Encore faut-il préciser que, là aussi, plusieurs des mesures que vous présentez pour votre propre compte ont été initiées par la précédente municipalité.

Souligner aussi que vos réorganisations, vos suspicions systématiques ont amené à un arrêt de plusieurs démarches de fond et au départ d’un technicien qui chapeautait ce dispositif …  

Nous sommes heureux d’apprendre qu’enfin, le « travail structurel » pour reprendre vos termes, sur l’énergie a repris.


Nous notons vos efforts financiers sur les crèches, mais aussi une demi page sur l'éducation qui ne nous dit rien de plus que ce qui se fait déjà, sans aucune donnée budgétaire !


Vous annoncez la poursuite du PRUS La Noue et le lancement de travaux dans les espaces publics.

Vous avez pourtant annoncé, Madame la Maire, lors d’une récente réunion publique, que ces travaux ne débuteraient pas avant 2014.

Qui croire ? Madame la Maire en réunion publique ou Madame la Maire présentant son budget ?

Concernant vos dépenses d’investissement, force est de constater que vous prenez tellement de précautions, qui cachent tellement d’incertitudes (notamment quant aux débats sur les compétences des collectivités ou la péréquation financière) qu’on en viendrait presque à se demander si c’est bien le moment de débattre de ce document d’orientation budgétaire …


Votre argumentaire sur la dette, prête lui aussi à réflexion.

En effet, notre Collègue Gaylord Le Chéquer avait souligné, lors du précédent conseil, que le niveau de l’emprunt contracté par la collectivité était passé de 6,5 millions d’euros à plus de 33 millions d’euros en moins de 4 années (de 2009 à 2012).


Encore faut-il noter que les projets phares de la municipalité sont à peine lancés puisque plusieurs d’entre eux servent à illustrer ce que vous allez faire en 2013.

Nous ne considérons pas, cependant, que le recours à l’emprunt, que l’endettement soit par nature mauvais, contrairement à un discours qui est largement répandu, et qui sert bien les politiques d’austérité que les milieux financiers, relayés par les néo-libéraux, appellent de leurs vœux sur l’ensemble du continent européen.


Non, au contraire, nous pensons nécessaire et légitime l’emprunt, l’endettement dès lors qu’il a vocation à financer des projets d’utilité sociale, d’intérêt général.


Mais sur ce point, là encore, nous en revenons à la première question posée : puisque vous allez nous dire que la ville ne s'endette pas puisqu'elle rembourse plus qu'elle n'emprunte, sur quelles politiques, sur quels secteurs municipaux faites vous des coupes budgétaires, quelles réductions de service public ne nous sont pas présentées ce soir?
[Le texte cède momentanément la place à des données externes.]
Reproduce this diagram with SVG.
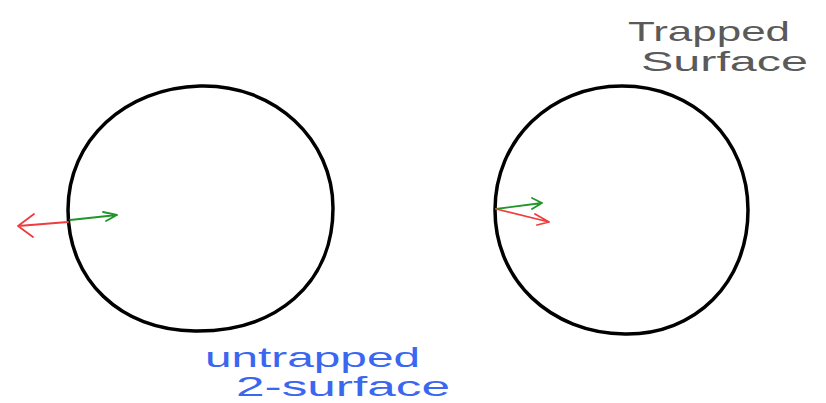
<svg xmlns="http://www.w3.org/2000/svg" width="826" height="403" viewBox="0 0 826 403">
<style>
.c{fill:none;stroke:#000;stroke-width:3.5;stroke-linecap:round;stroke-linejoin:round}
.r{fill:none;stroke:#f03c3c;stroke-width:1.8;stroke-linecap:round;stroke-linejoin:round}
.g{fill:none;stroke:#1e9628;stroke-width:1.8;stroke-linecap:round;stroke-linejoin:round}
.t{font-family:"Liberation Sans","DejaVu Sans",sans-serif;font-size:28px}
</style>
<rect width="826" height="403" fill="#fff"/>
<g id="untrapped-surface">
<path class="c" d="M200,86 C275,84 333,140 333,208 C333,285 275,332 195,331 C120,330 68,280 68,210 C68,140 125,88 200,86 Z"/>
</g>
<g id="trapped-surface">
<path class="c" d="M622,86 C695,86 748,140 748,210 C748,283 695,335 625,334 C550,333 495,280 495,210 C495,140 550,86 622,86 Z"/>
</g>
<g id="connectors">
<path class="r" d="M68,222 L18,226 M34,214 L18,226 L33,237"/>
<path class="g" d="M70,220 L117,215 M103,212 L117,215 L106,221"/>
<path class="g" d="M496,209 L542,203 M532,198 L542,203 L532,209"/>
<path class="r" d="M496,209 L549,222 M535,214 L549,222 L537,225"/>
</g>
<g id="label-untrapped">
<text class="t" x="205" y="367" fill="#3a66f0" textLength="215" lengthAdjust="spacingAndGlyphs">untrapped</text>
<text class="t" x="236" y="396" fill="#3a66f0" textLength="214" lengthAdjust="spacingAndGlyphs">2-surface</text>
</g>
<g id="label-trapped">
<text class="t" x="628" y="41" fill="#5a5a5a" textLength="162" lengthAdjust="spacingAndGlyphs">Trapped</text>
<text class="t" x="641" y="71" fill="#5a5a5a" textLength="167" lengthAdjust="spacingAndGlyphs">Surface</text>
</g>
</svg>
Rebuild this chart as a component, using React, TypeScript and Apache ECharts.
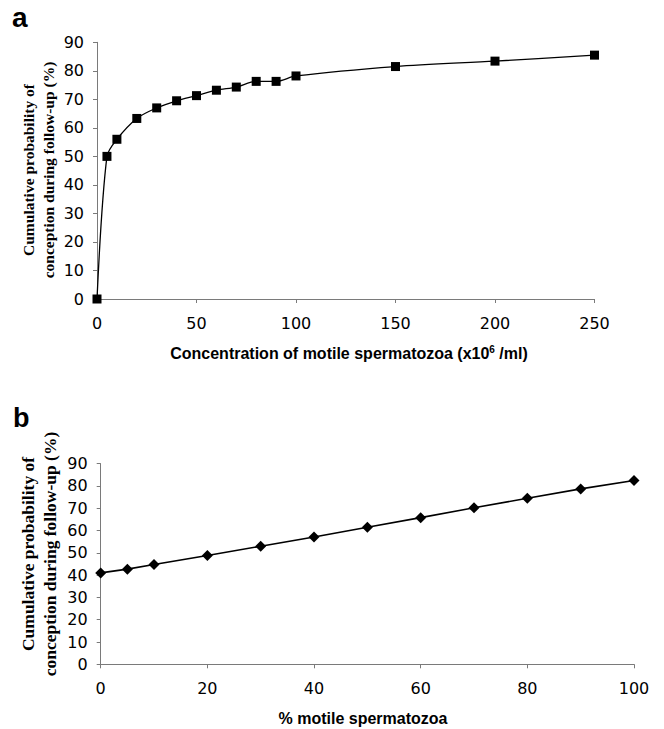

Au final, nous retenons deux éléments de ces orientations :


- le premier est que si vous parvenez à poursuivre l'avancement de vos promesses, fussent-elles contestées ici ou dans la population, vous avez définitivement fait vôtre, l’orientation libérale européenne de réduction du champ d'intervention des services publics et de leur cantonnement dans la gestion de la pénurie et des plus défavorisés.

- le second, est que le débat est quelque peu biaisé, puisque vous ne présentez qu'une partie de vos orientations budgétaires et passez sous silence vos mesures d'économies.